Personal information
- Full name: Edward Noel Evans
- Born: 7 December 1911 Edmonton, Middlesex, England
- Died: 12 February 1964 (aged 52) Kensington, London, England
- Batting: Left-handed
- Bowling: Leg break googly

Domestic team information
- 1931–1933: Oxford University
- 1934: Marylebone Cricket Club

Career statistics
| Competition | First-class |
| Matches | 22 |
| Runs scored | 617 |
| Batting average | 18.14 |
| 100s/50s | –/2 |
| Top score | 91 |
| Balls bowled | 299 |
| Wickets | 5 |
| Bowling average | 44.80 |
| 5 wickets in innings | – |
| 10 wickets in match | – |
| Best bowling | 2/56 |
| Catches/stumpings | 5/– |
- Source: Cricinfo, 2 March 2020

= Noel Evans (cricketer) =

English cricketer

Edward Noel Evans (7 December 1911 – 12 February 1964) was an English first-class cricketer.

The son of Edward William Evans, he was born at Edmonton in December 1911. He was educated at Haileybury, before going up to Wadham College, Oxford. While studying at Oxford, he played first-class cricket for Oxford University, making his debut against Lancashire at Oxford in 1931. He played first-class cricket for Oxford until losing his place in the side in 1933, having made 21 appearances. He scored 613 runs for Oxford, at an average of 18.57 and a high score of 91. In 1934, he made a first-class appearance for the Marylebone Cricket Club against Ireland at Dublin.

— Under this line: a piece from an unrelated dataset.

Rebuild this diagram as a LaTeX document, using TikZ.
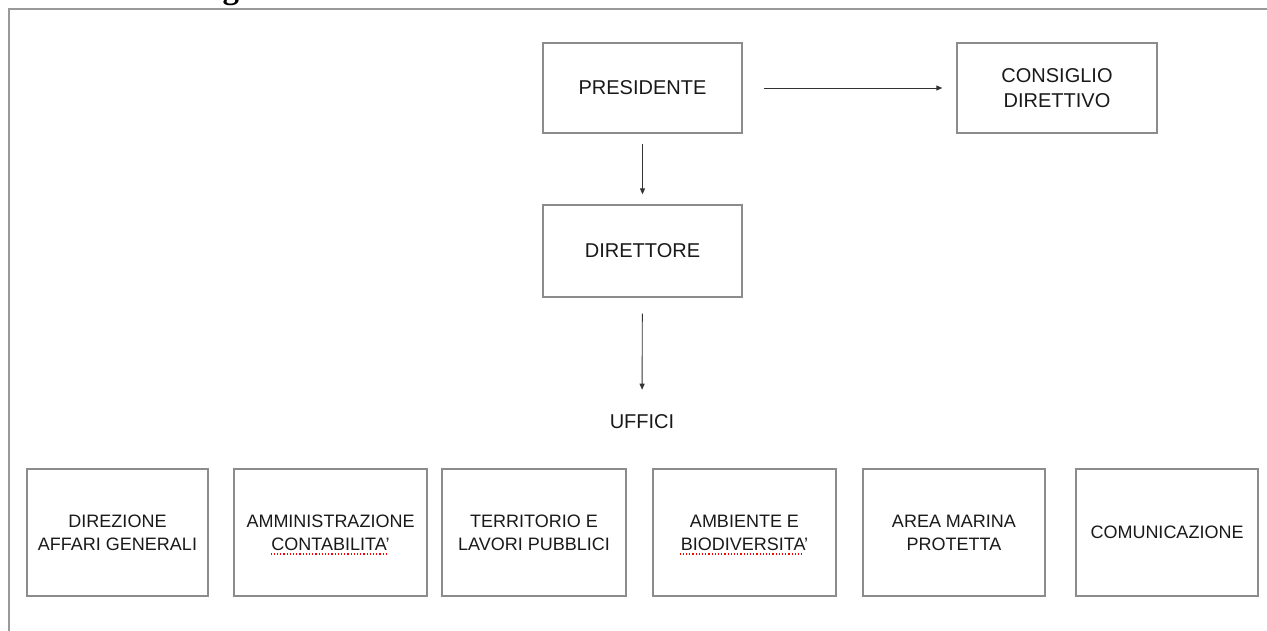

Evans married Audrey Mary Leathers, the daughter of Frederick Leathers, 1st Viscount Leathers in July 1938. He served in the Second World War with the Royal Naval Volunteer Reserve and was mentioned in dispatches in May 1944. He spent his working life in the family publishing business. Evans died at Kensington in February 1964.